PDF Marker Reader. Reads a pdf to markdown format and tables with layout.

Source code in llama-index-integrations/readers/llama-index-readers-pdf-marker/llama_index/readers/pdf_marker/base.py

class PDFMarkerReader(BaseReader):
    """
    PDF Marker Reader. Reads a pdf to markdown format and tables with layout.
    """

    def __init__(self, *args: Any, **kwargs: Any) -> None:
        super().__init__(*args, **kwargs)

    def load_data(
        self,
        file: Path,
        max_pages: int = None,
        langs: List[str] = None,
        batch_multiplier: int = 2,
        start_page: int = None,
        extra_info: Optional[Dict] = None,
    ) -> List[Document]:
        """
        Load data from PDF
        Args:
            file (Path): Path for the PDF file.
            max_pages (int): is the maximum number of pages to process. Omit this to convert the entire document.
            langs (List[str]): List of languages to use for OCR. See supported languages : https://github.com/VikParuchuri/surya/blob/master/surya/languages.py
            batch_multiplier (int): is how much to multiply default batch sizes by if you have extra VRAM. Higher numbers will take more VRAM, but process faster. Set to 2 by default. The default batch sizes will take ~3GB of VRAM.
            start_page (int): Start page for conversion.

        Returns:
            List[Document]: List of documents.

        """
        from marker.convert import convert_single_pdf
        from marker.models import load_all_models

        model_lst = load_all_models()
        full_text, images, out_meta = convert_single_pdf(
            str(file),
            model_lst,
            max_pages=max_pages,
            langs=langs,
            batch_multiplier=batch_multiplier,
            start_page=start_page,
        )

        doc = Document(text=full_text, extra_info=extra_info or {})

        return [doc]

load_data #

load_data(file: Path, max_pages: int = None, langs: List[str] = None, batch_multiplier: int = 2, start_page: int = None, extra_info: Optional[Dict] = None) -> List[Document]
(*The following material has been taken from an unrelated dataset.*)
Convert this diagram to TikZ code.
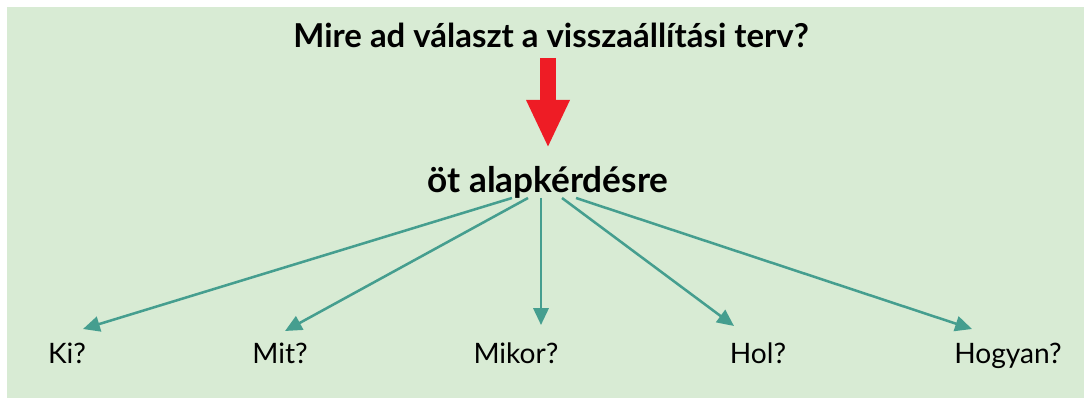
\documentclass[tikz,border=0pt]{standalone}
\usepackage{fontspec}
\setmainfont{Lato}
\usetikzlibrary{arrows.meta,calc}
\definecolor{bggreen}{HTML}{D8EBD4}
\definecolor{qteal}{HTML}{459E8F}
\definecolor{qred}{HTML}{EE1C25}
\begin{document}
\begin{tikzpicture}[x=0.025cm, y=-0.025cm,
  question/.style={inner sep=0pt, anchor=base, font=\fontsize{20}{24}\selectfont},
  heading/.style={inner sep=0pt, anchor=base, font=\fontsize{23.4}{28}\selectfont\bfseries},
  branch/.style={qteal, line width=1.8pt, -{Triangle[length=0.42cm, width=0.38cm]}}]
\useasboundingbox (0,0) rectangle (1084,398);
\fill[bggreen] (7,7) rectangle (1084,398);
\node[heading] (title) at (551,48) {Mire ad választ a visszaállítási terv?};
\node[heading, font=\fontsize{25}{30}\selectfont\bfseries] (five) at (548,193) {öt alapkérdésre};
\node[question] (ki) at (67,364) {Ki?};
\node[question] (mit) at (280,364) {Mit?};
\node[question] (mikor) at (516,364) {Mikor?};
\node[question] (hol) at (758,364) {Hol?};
\node[question] (hogyan) at (1008,364) {Hogyan?};
\draw[qred, line width=0.4cm, -{Triangle[length=1.2cm, width=1.0cm]}] ($(title.base)+(-3,10)$) -- ($(five.base)+(0,-45)$);
\draw[branch] ($(five.base)+(-36,5)$) -- ($(ki.base)+(16,-35)$);
\draw[branch] ($(five.base)+(-20,5)$) -- ($(mit.base)+(5,-33)$);
\draw[branch] ($(five.base)+(-7,5)$) -- ($(mikor.base)+(25,-39)$);
\draw[branch] ($(five.base)+(14,5)$) -- ($(hol.base)+(-24,-38)$);
\draw[branch] ($(five.base)+(28,5)$) -- ($(hogyan.base)+(-36,-35)$);
\end{tikzpicture}
\end{document}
Load data from PDF Args: file (Path): Path for the PDF file. max_pages (int): is the maximum number of pages to process. Omit this to convert the entire document. langs (List[str]): List of languages to use for OCR. See supported languages : https://github.com/VikParuchuri/surya/blob/master/surya/languages.py batch_multiplier (int): is how much to multiply default batch sizes by if you have extra VRAM. Higher numbers will take more VRAM, but process faster. Set to 2 by default. The default batch sizes will take ~3GB of VRAM. start_page (int): Start page for conversion.

Returns:

Type	Description
`List[Document]`	List[Document]: List of documents.

Source code in llama-index-integrations/readers/llama-index-readers-pdf-marker/llama_index/readers/pdf_marker/base.py

def load_data(
    self,
    file: Path,
    max_pages: int = None,
    langs: List[str] = None,
    batch_multiplier: int = 2,
    start_page: int = None,
    extra_info: Optional[Dict] = None,
) -> List[Document]:
    """
    Load data from PDF
    Args:
        file (Path): Path for the PDF file.
        max_pages (int): is the maximum number of pages to process. Omit this to convert the entire document.
        langs (List[str]): List of languages to use for OCR. See supported languages : https://github.com/VikParuchuri/surya/blob/master/surya/languages.py
        batch_multiplier (int): is how much to multiply default batch sizes by if you have extra VRAM. Higher numbers will take more VRAM, but process faster. Set to 2 by default. The default batch sizes will take ~3GB of VRAM.
        start_page (int): Start page for conversion.

    Returns:
        List[Document]: List of documents.

    """
    from marker.convert import convert_single_pdf
    from marker.models import load_all_models

    model_lst = load_all_models()
    full_text, images, out_meta = convert_single_pdf(
        str(file),
        model_lst,
        max_pages=max_pages,
        langs=langs,
        batch_multiplier=batch_multiplier,
        start_page=start_page,
    )

    doc = Document(text=full_text, extra_info=extra_info or {})

    return [doc]